I like this arrangement a lot. Its much more healthy and logical than the way a lots of norteamericanos eat, and way way better than the way porteños (people in Buenos Aires) eat - almost no or no breakfast, large lunch, huge and very very late (like 10pm) dinner. No no no. you dont eat a lot before you go to bed. thats how you get fat. also breakfast is neccesity, totally, you have to have fuel to start your day.
Anyway, i am happy with the food mostly, here, and my gut hasnt been rebelling too much. Oh the thing I forgot to mention is all the meals come with black beans. Lots of black beans. Which is hard to deal with. But, my host family has been really good. It was sort of surprising to not find myself in a large family with little kids. This one is just Aviel, who is an accountant, and his wife Pilar, a law student, and her mother Yolanda, who is a schoolteacher. And sometimes other family members show up for meals, like an 18 year old nephew named Julio, or a couple other men who I havent figured out what relation they are.
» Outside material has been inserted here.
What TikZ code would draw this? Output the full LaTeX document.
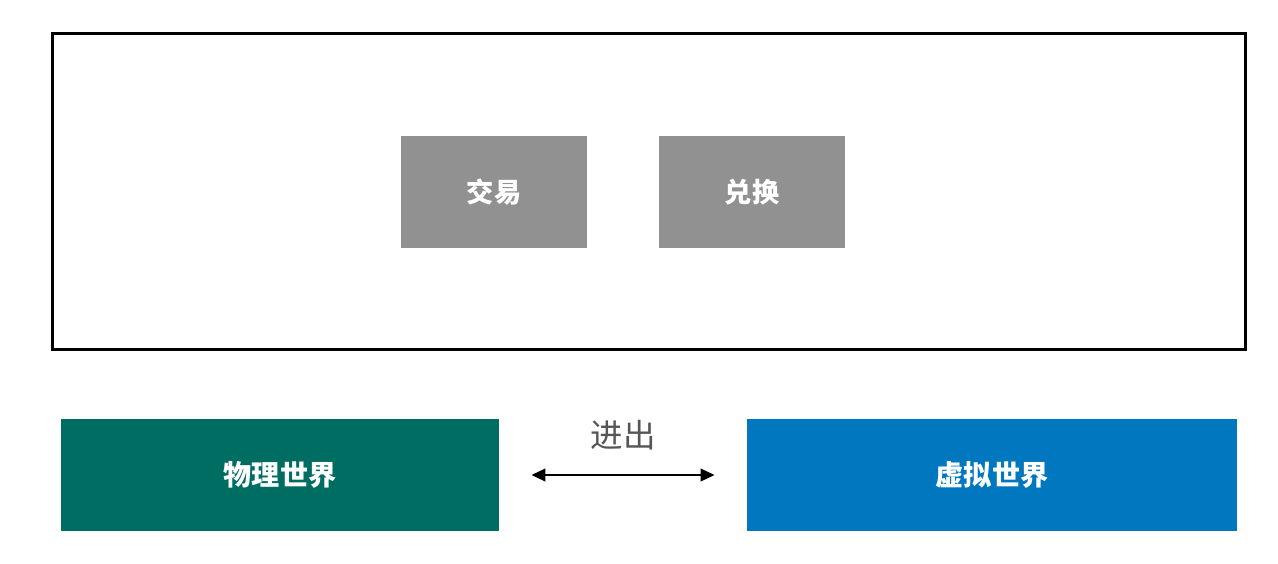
\documentclass[tikz,border=0pt]{standalone}
\usepackage{fontspec}
\setmainfont{Noto Sans CJK SC}
\usetikzlibrary{arrows.meta, positioning}

\definecolor{boxgray}{HTML}{919191}
\definecolor{physgreen}{HTML}{006D62}
\definecolor{virtblue}{HTML}{0077BF}
\definecolor{labelgray}{HTML}{555555}

\begin{document}
\begin{tikzpicture}[x=0.02cm, y=-0.02cm,
    frame/.style={rectangle, draw, line width=1.7pt, minimum width=23.88cm, minimum height=6.34cm, inner sep=0},
    action/.style={rectangle, fill=boxgray, text=white, font=\bfseries\fontsize{15.5}{18}\selectfont, minimum width=3.72cm, minimum height=2.24cm, inner sep=0},
    world/.style={rectangle, text=white, font=\bfseries\fontsize{16}{19}\selectfont, minimum height=2.24cm, inner sep=0}]

    \useasboundingbox (0,0) rectangle (1278,564);

    \node[frame] (market) at (649,191.5) {};
    \node[action] (trade) at (494,192) {交易};
    \node[action] (swap) at (752,192) {兑换};

    \node[world, fill=physgreen, minimum width=8.76cm] (phys) at (280,475) {物理世界};
    \node[world, fill=virtblue, minimum width=9.8cm] (virt) at (992,475) {虚拟世界};

    \draw[{Triangle[length=8pt,width=7pt]}-{Triangle[length=8pt,width=7pt]}, line width=1.6pt, shorten <=0.64cm, shorten >=0.64cm]
        (phys) -- node[above=0.36cm, text=labelgray, font=\fontsize{18.5}{22}\selectfont] (inout) {进出} (virt);
\end{tikzpicture}
\end{document}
Often at dinner Yolanda is watching a soap opera on TV from mexico called Un Apuesto Por Un Amor - A Wager for A Love. Its just as cheesy as any gringo soap opera but its on at night, and its more violent. This week one of the stars stabbed her guy in the chest with some scissors after he found her in bed with another hombre and threatened them with a gun. Then the other hombre accidentally killed her banging her head against a wall, and stole another woman's baby. Tommorrow night is the 'gran final', but i think i might miss it.
Its sort of good practice of spanish listening, though since its mexican they speak a lot faster than guatemalans, so its hard.
okay thats all for now. off to study some more. Tommorrow is my last day at the school in Xela, and I take 9 days off to travel, then i have 2 more weeks at La Escuela de la Montaña, the other school PLQE runs, on a former coffee plantation out in the country. chao.